10. O entendimento de Máximo do asceticismo cristão: uma visão geral. O asceticismo de Máximo é imbuído de grande otimismo. É um otimismo que deriva de sua convicção sobre a natureza humana regenerada e a atividade suprema da alma; ela é conectada com as almas virgens e puras que captam o espírito da Cristandade. Tornar-se justo e santo, ser unido a Deus no esplendor do espírito, isto é onde o asceticismo de Máximo conduz. Lembra-nos o Fédon de Platão, onde a deificação da alma está na base de sua purificação (καθαρσις) das paixões. A alma que foi assim purificada está também unida com Deus por meio da contemplação (θεωρια).

Para Máximo, asceticismo não é martírio de uma carne alegadamente impura, mas limpeza de espírito e alma, que é necessária se alguém está unido a Deus que é inteiramente espírito e verdade. Além destes elementos, porém, que possuem uma origem Grega, temos também os elementos bíblicos. A imagem Adâmica do homem faz a natureza espiritual transbordar e espalhar por todo corpo, esperando também abraçar a imortalidade. Assim, a plena realização da natureza humana exige o dom sobrenatural da 'impassibilidade' que conduz a um real estado de ausência de pecado. Há um meio para se alcançar isto. Para realizar esta tarefa, o homem tem de permitir a livre ação do desejo que o Criador colocou na alma do homem, já que Este que lhe deu meios de entendê-lo apenas de maneira obscura. O santo desejo permite ao homem efetivar essa bem aventurança, e redescobrir sua natureza Adâmica. A mente de Máximo frequentemente vai para esta bem aventurança inicial, para o homem do paraíso. Assim, devemos dizer que ele tem nostalgia pelo menor paraíso que seja, o qual ele expressa, até mesmo, em forma de hino.  No coração, místicos são poetas.

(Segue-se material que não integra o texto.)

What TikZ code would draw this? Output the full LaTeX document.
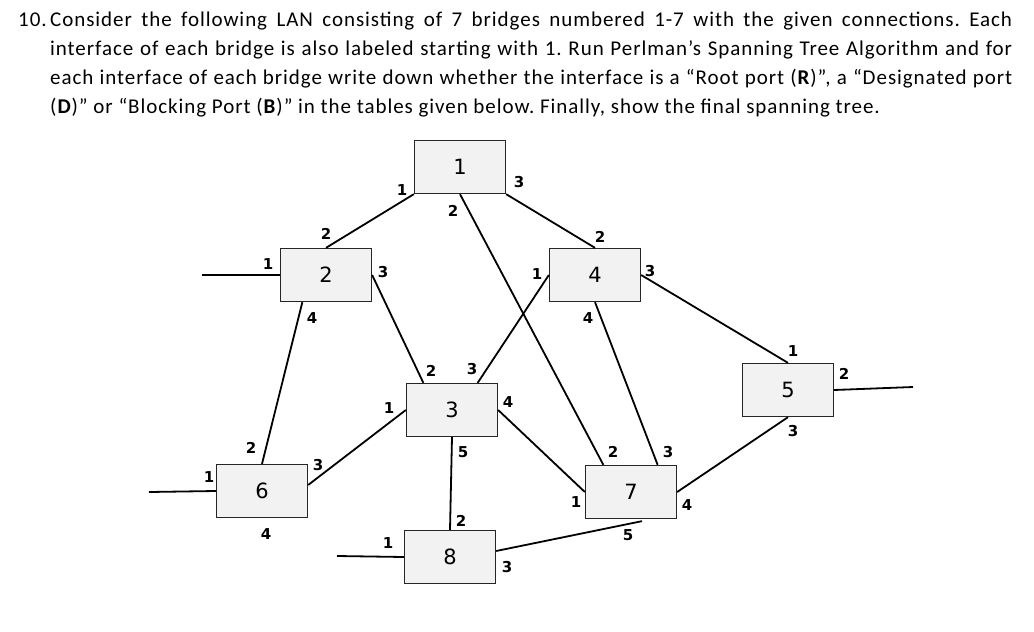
\documentclass[tikz,border=0pt]{standalone}
\usepackage{fontspec}
\setmainfont{Carlito}[LetterSpace=4.5]
\newfontfamily\brfont{DejaVu Sans}
\definecolor{boxgray}{RGB}{242,242,242}
\tikzset{
  bridge/.style={draw=black!85, line width=1.3pt, fill=boxgray, minimum width=91pt,
    minimum height=53pt, inner sep=0pt, font=\brfont\fontsize{21}{24}\selectfont},
  lab/.style={inner sep=0pt, font=\brfont\bfseries\fontsize{15}{18}\selectfont},
  lan/.style={line width=1.8pt}
}
\begin{document}
\begin{tikzpicture}[x=1pt,y=-1pt]
\useasboundingbox (0,0) rectangle (1034,632);
% question text
\node[anchor=north west, inner sep=0pt, text width=994pt, align=justify,
  font=\fontsize{21}{29}\selectfont] (quest) at (18,12)
  {\frenchspacing\hangindent=32pt\hangafter=1\noindent\makebox[32pt][l]{10.}Consider the following LAN consisting of 7 bridges numbered 1-7 with the given connections. Each\linebreak
  interface of each bridge is also labeled starting with 1. Run Perlman's Spanning Tree Algorithm and for\linebreak
  each interface of each bridge write down whether the interface is a ``Root port (\textbf{R})'', a ``Designated port\linebreak
  (\textbf{D})'' or ``Blocking Port (\textbf{B})'' in the tables given below. Finally, show the final spanning tree.\par};
% bridges
\node[bridge] (b1) at (460,167) {1};
\node[bridge] (b2) at (326,275) {2};
\node[bridge] (b3) at (452,410) {3};
\node[bridge] (b4) at (595,275) {4};
\node[bridge] (b5) at (788,390) {5};
\node[bridge] (b6) at (262,491) {6};
\node[bridge] (b7) at (631,492) {7};
\node[bridge] (b8) at (450,557) {8};
% free ends
\coordinate (e21) at (202,275);
\coordinate (e61) at (149,492);
\coordinate (e81) at (337,556);
\coordinate (e52) at (913,387);
% links
\draw[lan] (b1.south west) -- (b2.north);
\draw[lan] (b1.south) -- ([xshift=18.5pt]b7.north west);
\draw[lan] (b1.south east) -- (b4.north);
\draw[lan] (b2.west) -- (e21);
\draw[lan] (b2.east) -- ([xshift=17.5pt]b3.north west);
\draw[lan] ([xshift=22.5pt]b2.south west) -- (b6.north);
\draw[lan] (b4.west) -- ([xshift=-20.5pt]b3.north east);
\draw[lan] (b4.south) -- ([xshift=-19.5pt]b7.north east);
\draw[lan] (b4.east) -- (b5.north);
\draw[lan] (b3.west) -- ([yshift=6pt]b6.east);
\draw[lan] (b3.east) -- (b7.west);
\draw[lan] (b3.south) -- (b8.north);
\draw[lan] (b6.west) -- (e61);
\draw[lan] (b8.west) -- (e81);
\draw[lan] ([yshift=6pt]b8.east) -- ([xshift=11pt,yshift=-2pt]b7.south);
\draw[lan] (b7.east) -- (b5.south);
\draw[lan] (b5.east) -- (e52);
% interface numbers
\foreach \n/\t/\x/\y in {11/1/402/190, 12/2/453/211, 13/3/519/182,
  21/1/268/264, 22/2/326/234, 23/3/383/272, 24/4/312/318,
  31/1/389/408, 32/2/431/371, 33/3/472/369, 34/4/508/402, 35/5/463/452,
  41/1/537/274, 42/2/600/237, 43/3/650/271, 44/4/588/318,
  51/1/793/351, 52/2/844/374, 53/3/793/431,
  61/1/209/477, 62/2/251/448, 63/3/318/465, 64/4/266/534,
  71/1/576/502, 72/2/613/452, 73/3/668/452, 74/4/687/505, 75/5/628/535,
  81/1/388/543, 82/2/461/521, 83/3/507/567}
  \node[lab] (l\n) at (\x,\y) {\t};
\end{tikzpicture}
\end{document}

Após a Queda, Adão tornou-se um tipo de ser decaído. Por quê? Por que ele desviou sua habilidade de movimento natural para Deus e sujeitou seu espírito à sensualidade, buscando sua felicidade nos entes sensíveis. Com este pecado inicial ou original, o homem perdeu sua harmonia inerente a qual concedia  unidade entre sujeito (homem) e objeto (Deus). Em lugar de harmonia aconteceu desarmonia e em lugar de Deus, sensualidade; disto a iminência de todo tipo de perigo e erro que derivam deles. Em outras palavras, a despeito de seguir o sentido superior o homem optou pelo inferior. No entanto, Cristo veio e alcançou a restauração da humanidade. Ele se fez homem sem pecado, de modo a nos fazer deuses (não de acordo com a essência). A assimilação de Deus pela natureza humana deve ser correspondida pela nossa assimilação de Deus. Assim, o homem que foi criado "de acordo com a plena imagem de Deus" e "semelhança" é obrigado a elevar-se a esta semelhança inicial ou perfeita semelhança. O homem, então, não descobrirá Deus no interior de si mesmo. Em seu interior ele descobrirá apenas sua própria natureza em estado inicial ou de integridade original, tanto quanto os instintos espirituais que o levam à deificação. Esta deificação acontece de um modo que é inefável e místico. Qualquer que seja o reconhecimento que Máximo faz do conhecimento, no fim ele nos mostra claramente que o procedimento racional é insuficiente se estamos querendo chegar a Deus. Nós só podemos ir pelo impulso de sermos unidos a Deus. O impulso de ser unido a Deus e a noção de deificação, estes dois conceitos, constituem a base do misticismo de Máximo, o supremo misticismo de Bizâncio.